Beşiktaş maçında uçan kaçan smaçlayan koşan bir Bornova izledik. Shiip önderliğinde çok güzel basketbol oynadılar ama aynı enerjiyi Mersin maçına taşıyamadılar. Oyun kurucu olarak oynayan Serdar Yavuz etkili olmaya çalışsa da takımının ihtiyacını gidermedi. Koç Kavasoğlu Erden’i haddinden fazla aradı. Cüneyt Erden takıma dönse bile bu takıma bir oyun kurucu daha lazım.

_Mersin Büyükşehir Belediye_

Baron’un kadife bileklerinden çıkan şutlarla finale kadar geldiler. Finalde skorer oyuncularının yediği dayak ile kupayı kıl payı kaçırdılar ama her maçı ayrı bir güzel oynadılar. İnanç hem liderlik yaptı hem ribauntlara yardım etmeye çalıştı hem de skor üretti. Altan Erol şutlarda başarılıydı ancak penetrelerde çok kuvvetsizdi nerdeyse hiçbirisini bitiremedi. Goran Nikolic yarı finale kadar çok etkili oynadı ama finalde en ufak bir katkı vermedi. Ondan beklenen dış şutlarını sanırım kendisine sakladı. Nedim ve Onur vasatı aşamadılar. Asım savunmada tüm sertliğini sahaya yansıttı ama hücumda en olmadık en basit hataları yaparak takımına büyük zarar verdi. Bildiğimiz alıştığımız paslarını da pek göremedik. Tüm yabancı oyuncuları en üst düzey katkıyı verdiler. Bir tane daha uzun oyuncu onlara ilaç gibi gelebilir.

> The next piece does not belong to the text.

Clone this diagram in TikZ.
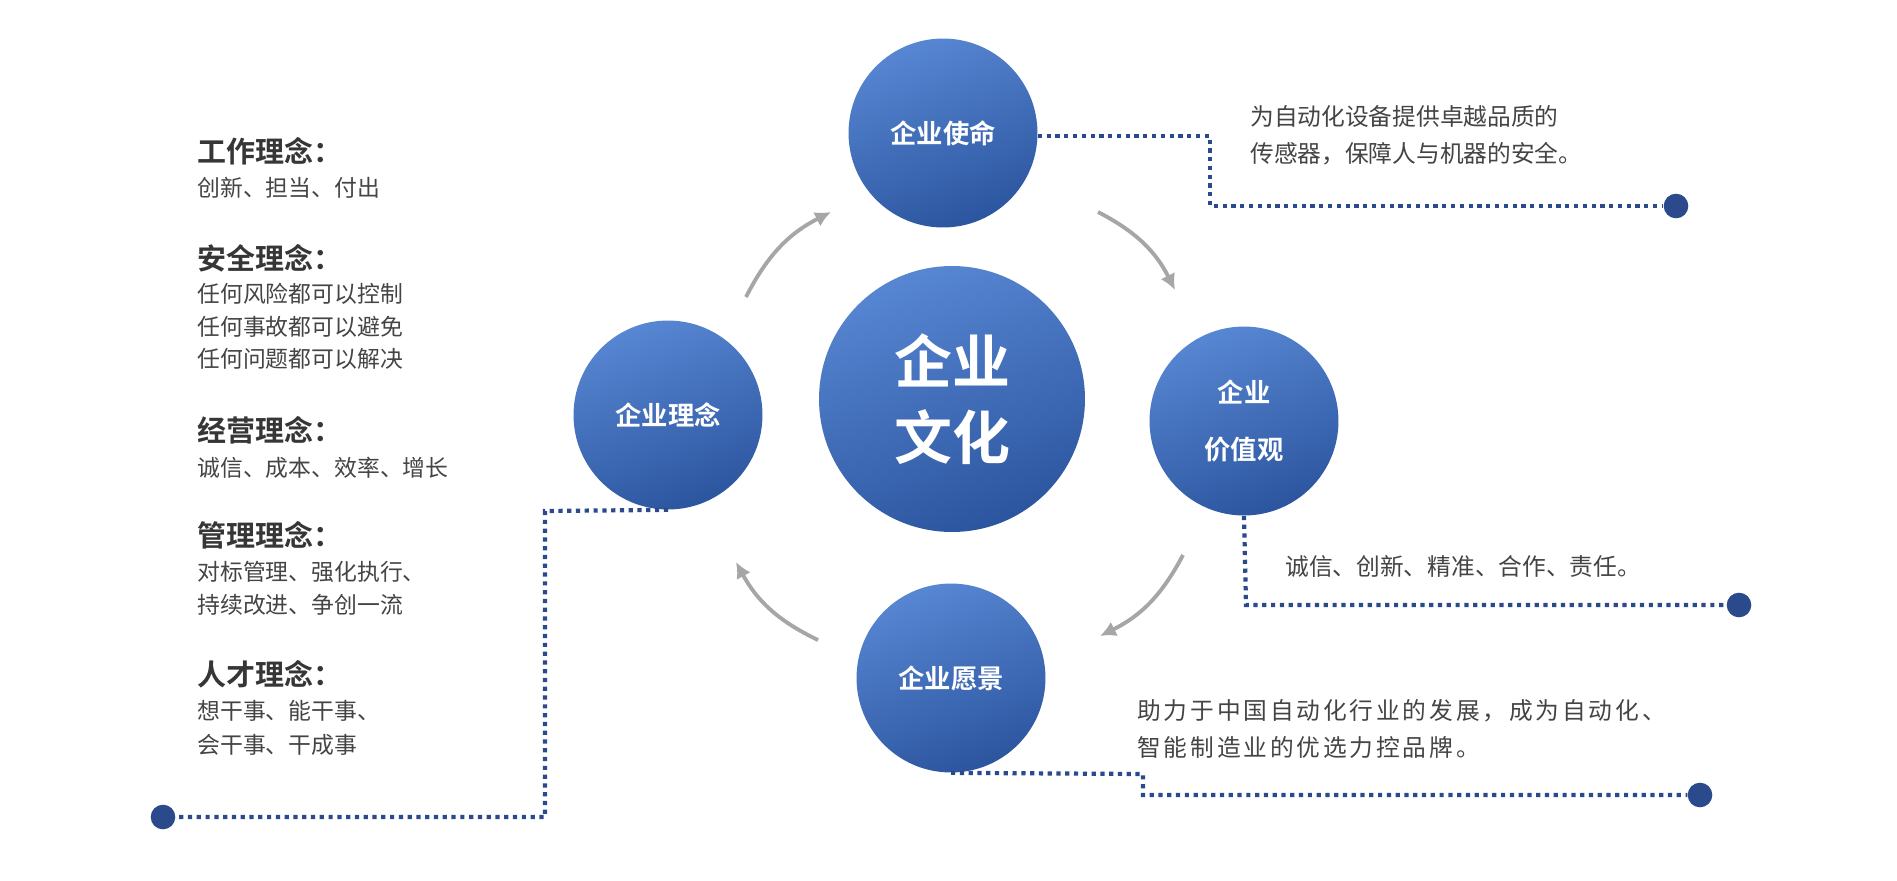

Kupaya bu kadar yaklaşmışken, Baron’un yediği dayak ile kupaya sadece bakakaldılar ancak finalde olmak Mersin’e çok yakıştı. Geçen senelerdeki sürpriz finalistlerin yediği farkı yemeyip finalde sırıtmadılar.

Sponsor firma Tekno-SA sadece kupaya sponsor olmuş. Seyircilere yönelik en ufak bir organizasyon düşünülmemiş.

Şampiyon Fenerbahçe Ülker geniş, derin ve kaliteli kadrosunun hakkını vererek Adanalı sevenlerini oldukça mutlu etti. Maçları köşelerde izleyen bir gurup organize ve biletlerinin satın alınıp kendilerine dağıtıldığı her hallerinden belli olan,  bir gurubun ettiği edepsiz, ahlaksız küfürleri saymazsak oldukça centilmence bir turnuva oldu.  Şampiyon Fenerbahçe Ülker’i tebrik ediyorum.